- [Set task]:
Write out the data again exactly, skipping every picture.

- [Material provided]:
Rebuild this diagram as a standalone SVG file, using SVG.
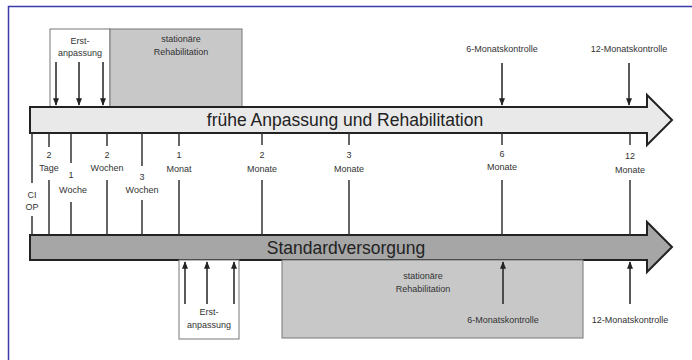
<svg xmlns="http://www.w3.org/2000/svg" width="692" height="360" viewBox="0 0 692 360">
<defs>
<marker id="ah" viewBox="0 0 10 10" refX="9" refY="5" markerWidth="5" markerHeight="5" orient="auto"><path d="M0,1 L10,5 L0,9 z" fill="#222"/></marker>
<style>
.s{font-family:"Liberation Sans",Arial,sans-serif;font-size:9px;fill:#333;text-anchor:middle}
.t{font-family:"Liberation Sans",Arial,sans-serif;font-size:17.5px;fill:#222;text-anchor:middle}
.box{stroke:#777;stroke-width:1}
.arr{stroke:#222;stroke-width:1.5;fill:none;marker-end:url(#ah)}
.tick{stroke:#333;stroke-width:1.5}
.big{stroke:#222;stroke-width:2}
</style>
</defs>
<rect width="692" height="360" fill="#fff"/>
<path d="M8.5,360 V6.5 H692" fill="none" stroke="#3a3aa8" stroke-width="1.5"/>

<g id="top-erstanpassung">
<rect class="box" x="50" y="29" width="60" height="78" fill="#fff"/>
<text class="s" x="80" y="44">Erst-</text>
<text class="s" x="80" y="56">anpassung</text>
<line class="arr" x1="56" y1="62" x2="56" y2="105"/>
<line class="arr" x1="79" y1="62" x2="79" y2="105"/>
<line class="arr" x1="103" y1="62" x2="103" y2="105"/>
</g>
<g id="top-stationaer">
<rect class="box" x="110" y="29" width="132" height="78" fill="#c8c8c8"/>
<text class="s" x="181" y="42">stationäre</text>
<text class="s" x="181" y="55">Rehabilitation</text>
</g>
<g id="top-6mk">
<text class="s" x="502" y="52">6-Monatskontrolle</text>
<line class="arr" x1="502" y1="63" x2="502" y2="105"/>
</g>
<g id="top-12mk">
<text class="s" x="629" y="52">12-Monatskontrolle</text>
<line class="arr" x1="629" y1="63" x2="629" y2="105"/>
</g>

<g id="arrow-top">
<path class="big" d="M30,107 H647 V95 L672,120 L647,145 V133 H30 Z" fill="#e9e9e9"/>
<text class="t" x="345" y="126">frühe Anpassung und Rehabilitation</text>
</g>

<g id="arrow-bottom">
<path class="big" d="M30,235 H647 V222 L672,247 L647,272 V260 H30 Z" fill="#a6a6a6"/>
<text class="t" x="346" y="253.5">Standardversorgung</text>
</g>

<g id="timeline">
<line class="tick" x1="32" y1="133" x2="32" y2="183"/><line class="tick" x1="32" y1="216" x2="32" y2="235"/>
<text class="s" x="32" y="198">CI</text><text class="s" x="32" y="210">OP</text>
<line class="tick" x1="49" y1="133" x2="49" y2="147"/><line class="tick" x1="49" y1="180" x2="49" y2="235"/>
<text class="s" x="49" y="158">2</text><text class="s" x="49" y="171">Tage</text>
<line class="tick" x1="71" y1="133" x2="71" y2="163"/><line class="tick" x1="71" y1="202" x2="71" y2="235"/>
<text class="s" x="71" y="178">1</text><text class="s" x="73" y="193">Woche</text>
<line class="tick" x1="107" y1="133" x2="107" y2="146"/><line class="tick" x1="107" y1="180" x2="107" y2="235"/>
<text class="s" x="107" y="158">2</text><text class="s" x="107" y="171">Wochen</text>
<line class="tick" x1="142" y1="133" x2="142" y2="166"/><line class="tick" x1="142" y1="200" x2="142" y2="235"/>
<text class="s" x="142" y="180">3</text><text class="s" x="142" y="193">Wochen</text>
<line class="tick" x1="179" y1="133" x2="179" y2="146"/><line class="tick" x1="179" y1="180" x2="179" y2="235"/>
<text class="s" x="179" y="158">1</text><text class="s" x="179" y="172">Monat</text>
<line class="tick" x1="262" y1="133" x2="262" y2="145"/><line class="tick" x1="262" y1="180" x2="262" y2="235"/>
<text class="s" x="262" y="158">2</text><text class="s" x="262" y="172">Monate</text>
<line class="tick" x1="349" y1="133" x2="349" y2="145"/><line class="tick" x1="349" y1="180" x2="349" y2="235"/>
<text class="s" x="349" y="158">3</text><text class="s" x="349" y="172">Monate</text>
<line class="tick" x1="502" y1="133" x2="502" y2="145"/><line class="tick" x1="502" y1="180" x2="502" y2="235"/>
<text class="s" x="502" y="157">6</text><text class="s" x="502" y="170">Monate</text>
<line class="tick" x1="630" y1="133" x2="630" y2="145"/><line class="tick" x1="630" y1="180" x2="630" y2="235"/>
<text class="s" x="630" y="159">12</text><text class="s" x="630" y="173">Monate</text>
</g>

<g id="bottom-erstanpassung">
<rect class="box" x="179" y="260" width="60" height="79" fill="#fff"/>
<line class="arr" x1="185" y1="304" x2="185" y2="262"/>
<line class="arr" x1="207" y1="304" x2="207" y2="262"/>
<line class="arr" x1="234" y1="304" x2="234" y2="262"/>
<text class="s" x="209" y="315">Erst-</text>
<text class="s" x="209" y="328">anpassung</text>
</g>
<g id="bottom-stationaer">
<rect class="box" x="282" y="260" width="301" height="78" fill="#c8c8c8"/>
<text class="s" x="423" y="279">stationäre</text>
<text class="s" x="423" y="292">Rehabilitation</text>
</g>
<g id="bottom-6mk">
<line class="arr" x1="503" y1="304" x2="503" y2="262"/>
<text class="s" x="503" y="323">6-Monatskontrolle</text>
</g>
<g id="bottom-12mk">
<line class="arr" x1="630" y1="304" x2="630" y2="262"/>
<text class="s" x="630" y="323">12-Monatskontrolle</text>
</g>
</svg>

- [Result of the exercise]:
Rebuild this diagram as a standalone SVG file, using SVG.
<svg xmlns="http://www.w3.org/2000/svg" width="692" height="360" viewBox="0 0 692 360">
<defs>
<marker id="ah" viewBox="0 0 10 10" refX="9" refY="5" markerWidth="5" markerHeight="5" orient="auto"><path d="M0,1 L10,5 L0,9 z" fill="#222"/></marker>
<style>
.s{font-family:"Liberation Sans",Arial,sans-serif;font-size:9px;fill:#333;text-anchor:middle}
.t{font-family:"Liberation Sans",Arial,sans-serif;font-size:17.5px;fill:#222;text-anchor:middle}
.box{stroke:#777;stroke-width:1}
.arr{stroke:#222;stroke-width:1.5;fill:none;marker-end:url(#ah)}
.tick{stroke:#333;stroke-width:1.5}
.big{stroke:#222;stroke-width:2}
</style>
</defs>
<rect width="692" height="360" fill="#fff"/>
<path d="M8.5,360 V6.5 H692" fill="none" stroke="#3a3aa8" stroke-width="1.5"/>

<g id="top-erstanpassung">
<rect class="box" x="50" y="29" width="60" height="78" fill="#fff"/>
<text class="s" x="80" y="44">Erst-</text>
<text class="s" x="80" y="56">anpassung</text>
<line class="arr" x1="56" y1="62" x2="56" y2="105"/>
<line class="arr" x1="79" y1="62" x2="79" y2="105"/>
<line class="arr" x1="103" y1="62" x2="103" y2="105"/>
</g>
<g id="top-stationaer">
<rect class="box" x="110" y="29" width="132" height="78" fill="#c8c8c8"/>
<text class="s" x="181" y="42">stationäre</text>
<text class="s" x="181" y="55">Rehabilitation</text>
</g>
<g id="top-6mk">
<text class="s" x="502" y="52">6-Monatskontrolle</text>
<line class="arr" x1="502" y1="63" x2="502" y2="105"/>
</g>
<g id="top-12mk">
<text class="s" x="629" y="52">12-Monatskontrolle</text>
<line class="arr" x1="629" y1="63" x2="629" y2="105"/>
</g>

<g id="arrow-top">
<path class="big" d="M30,107 H647 V95 L672,120 L647,145 V133 H30 Z" fill="#e9e9e9"/>
<text class="t" x="345" y="126">frühe Anpassung und Rehabilitation</text>
</g>

<g id="arrow-bottom">
<path class="big" d="M30,235 H647 V222 L672,247 L647,272 V260 H30 Z" fill="#a6a6a6"/>
<text class="t" x="346" y="253.5">Standardversorgung</text>
</g>

<g id="timeline">
<line class="tick" x1="32" y1="133" x2="32" y2="183"/><line class="tick" x1="32" y1="216" x2="32" y2="235"/>
<text class="s" x="32" y="198">CI</text><text class="s" x="32" y="210">OP</text>
<line class="tick" x1="49" y1="133" x2="49" y2="147"/><line class="tick" x1="49" y1="180" x2="49" y2="235"/>
<text class="s" x="49" y="158">2</text><text class="s" x="49" y="171">Tage</text>
<line class="tick" x1="71" y1="133" x2="71" y2="163"/><line class="tick" x1="71" y1="202" x2="71" y2="235"/>
<text class="s" x="71" y="178">1</text><text class="s" x="73" y="193">Woche</text>
<line class="tick" x1="107" y1="133" x2="107" y2="146"/><line class="tick" x1="107" y1="180" x2="107" y2="235"/>
<text class="s" x="107" y="158">2</text><text class="s" x="107" y="171">Wochen</text>
<line class="tick" x1="142" y1="133" x2="142" y2="166"/><line class="tick" x1="142" y1="200" x2="142" y2="235"/>
<text class="s" x="142" y="180">3</text><text class="s" x="142" y="193">Wochen</text>
<line class="tick" x1="179" y1="133" x2="179" y2="146"/><line class="tick" x1="179" y1="180" x2="179" y2="235"/>
<text class="s" x="179" y="158">1</text><text class="s" x="179" y="172">Monat</text>
<line class="tick" x1="262" y1="133" x2="262" y2="145"/><line class="tick" x1="262" y1="180" x2="262" y2="235"/>
<text class="s" x="262" y="158">2</text><text class="s" x="262" y="172">Monate</text>
<line class="tick" x1="349" y1="133" x2="349" y2="145"/><line class="tick" x1="349" y1="180" x2="349" y2="235"/>
<text class="s" x="349" y="158">3</text><text class="s" x="349" y="172">Monate</text>
<line class="tick" x1="502" y1="133" x2="502" y2="145"/><line class="tick" x1="502" y1="180" x2="502" y2="235"/>
<text class="s" x="502" y="157">6</text><text class="s" x="502" y="170">Monate</text>
<line class="tick" x1="630" y1="133" x2="630" y2="145"/><line class="tick" x1="630" y1="180" x2="630" y2="235"/>
<text class="s" x="630" y="159">12</text><text class="s" x="630" y="173">Monate</text>
</g>

<g id="bottom-erstanpassung">
<rect class="box" x="179" y="260" width="60" height="79" fill="#fff"/>
<line class="arr" x1="185" y1="304" x2="185" y2="262"/>
<line class="arr" x1="207" y1="304" x2="207" y2="262"/>
<line class="arr" x1="234" y1="304" x2="234" y2="262"/>
<text class="s" x="209" y="315">Erst-</text>
<text class="s" x="209" y="328">anpassung</text>
</g>
<g id="bottom-stationaer">
<rect class="box" x="282" y="260" width="301" height="78" fill="#c8c8c8"/>
<text class="s" x="423" y="279">stationäre</text>
<text class="s" x="423" y="292">Rehabilitation</text>
</g>
<g id="bottom-6mk">
<line class="arr" x1="503" y1="304" x2="503" y2="262"/>
<text class="s" x="503" y="323">6-Monatskontrolle</text>
</g>
<g id="bottom-12mk">
<line class="arr" x1="630" y1="304" x2="630" y2="262"/>
<text class="s" x="630" y="323">12-Monatskontrolle</text>
</g>
</svg>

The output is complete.